Written task. Reproduce exactly, with no pictures, each line from the opening of the material down through the line containing "const seriesNames = ['Full".
'''
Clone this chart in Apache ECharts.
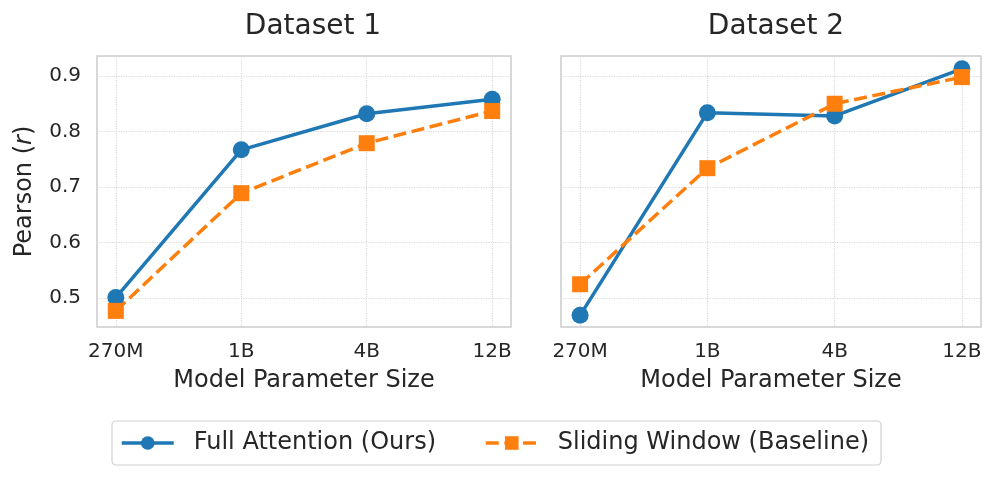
<!DOCTYPE html>
<html><head><meta charset="utf-8">
<script src="https://cdn.jsdelivr.net/npm/echarts@6/dist/echarts.min.js"></script>
<style>html,body{margin:0;padding:0;background:#fff}#c{width:997px;height:479px}</style>
</head><body><div id="c"></div>
<script>
const categories = ['270M', '1B', '4B', '12B'];
const yTicks = [0.5, 0.6, 0.7, 0.8, 0.9];
const ds1Full = [0.501, 0.767, 0.832, 0.858];
const ds1Sliding = [0.477, 0.689, 0.779, 0.837];
const ds2Full = [0.469, 0.834, 0.828, 0.913];
const ds2Sliding = [0.525, 0.734, 0.850, 0.898];
const titles = ['Dataset 1', 'Dataset 2'];
const seriesNames = ['Full Attention (Ours)', 'Sliding Window (Baseline)'];

const FONT = 'DejaVu Sans';
const TXT = '#262626';
const BLUE = '#1f77b4', ORANGE = '#ff7f0e';
const xIdx = categories.map((c, i) => i);
const pts = vals => vals.map((v, i) => [i, v]);

function xAx(g) {
  return {
    type: 'value', gridIndex: g, min: -0.15, max: 3.15,
    name: 'Model Parameter Size', nameLocation: 'middle', nameGap: 42,
    nameTextStyle: {fontFamily: FONT, fontSize: 24, color: TXT},
    axisLine: {show: false}, axisTick: {show: false, customValues: xIdx},
    axisLabel: {customValues: xIdx, formatter: v => categories[Math.round(v)], fontFamily: FONT, fontSize: 20, color: TXT, margin: 15},
    splitLine: {show: true, lineStyle: {type: 'dotted', color: '#d9d9d9', width: 1.2}}
  };
}
function yAx(g, showLabels) {
  return {
    type: 'value', gridIndex: g, min: 0.448, max: 0.936,
    name: showLabels ? 'Pearson ({i|r})' : '', nameLocation: 'middle', nameGap: 60, nameRotate: 90,
    nameTextStyle: {fontFamily: FONT, fontSize: 24, color: TXT, rich: {i: {fontFamily: FONT, fontSize: 24, fontStyle: 'italic', color: TXT}}},
    axisLine: {show: false}, axisTick: {show: false, customValues: yTicks},
    axisLabel: {show: showLabels, customValues: yTicks, formatter: v => v.toFixed(1), fontFamily: FONT, fontSize: 20, color: TXT, margin: 16},
    splitLine: {show: true, lineStyle: {type: 'dotted', color: '#d9d9d9', width: 1.2}}
  };
}
function line(name, g, vals, color, dashed, symbol, size) {
  return {
    name: name, type: 'line', xAxisIndex: g, yAxisIndex: g, data: pts(vals),
    symbol: symbol, symbolSize: size, showSymbol: true, clip: false,
    itemStyle: {color: color},
    lineStyle: {color: color, width: 3.5, type: dashed ? [13, 5.6] : 'solid'},
    emphasis: {disabled: true}
  };
}

const chart = echarts.init(document.getElementById('c'), null, {renderer: 'canvas'});
chart.setOption({
  animation: false,
  backgroundColor: '#ffffff',
  title: [
    {text: titles[0], left: 308, top: 8, textAlign: 'center', textStyle: {fontFamily: FONT, fontSize: 28, fontWeight: 'normal', color: TXT}},
    {text: titles[1], left: 771, top: 8, textAlign: 'center', textStyle: {fontFamily: FONT, fontSize: 28, fontWeight: 'normal', color: TXT}}
  ],
  grid: [
    {left: 97, top: 56, width: 414, height: 271, show: true, borderColor: '#cccccc', borderWidth: 1.5, backgroundColor: '#fff'},
    {left: 561, top: 56, width: 420, height: 271, show: true, borderColor: '#cccccc', borderWidth: 1.5, backgroundColor: '#fff'}
  ],
  xAxis: [xAx(0), xAx(1)],
  yAxis: [yAx(0, true), yAx(1, false)],
  legend: {
    data: seriesNames, left: 112, top: 421, itemWidth: 52, itemHeight: 17, itemGap: 48,
    padding: [10, 12, 10, 8], borderColor: '#d0d0d0', borderWidth: 1.2, borderRadius: 4,
    lineStyle: {width: 3.5},
    textStyle: {fontFamily: FONT, fontSize: 24, color: TXT, padding: [0, 0, 0, 15]}
  },
  series: [
    line(seriesNames[0], 0, ds1Full, BLUE, false, 'circle', 17),
    line(seriesNames[1], 0, ds1Sliding, ORANGE, true, 'rect', 16),
    line(seriesNames[0], 1, ds2Full, BLUE, false, 'circle', 17),
    line(seriesNames[1], 1, ds2Sliding, ORANGE, true, 'rect', 16)
  ]
});
</script></body></html>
'''
Answer below.
Clone this chart in Apache ECharts.
<!DOCTYPE html>
<html><head><meta charset="utf-8">
<script src="https://cdn.jsdelivr.net/npm/echarts@6/dist/echarts.min.js"></script>
<style>html,body{margin:0;padding:0;background:#fff}#c{width:997px;height:479px}</style>
</head><body><div id="c"></div>
<script>
const categories = ['270M', '1B', '4B', '12B'];
const yTicks = [0.5, 0.6, 0.7, 0.8, 0.9];
const ds1Full = [0.501, 0.767, 0.832, 0.858];
const ds1Sliding = [0.477, 0.689, 0.779, 0.837];
const ds2Full = [0.469, 0.834, 0.828, 0.913];
const ds2Sliding = [0.525, 0.734, 0.850, 0.898];
const titles = ['Dataset 1', 'Dataset 2'];
const seriesNames = ['Full Attention (Ours)', 'Sliding Window (Baseline)'];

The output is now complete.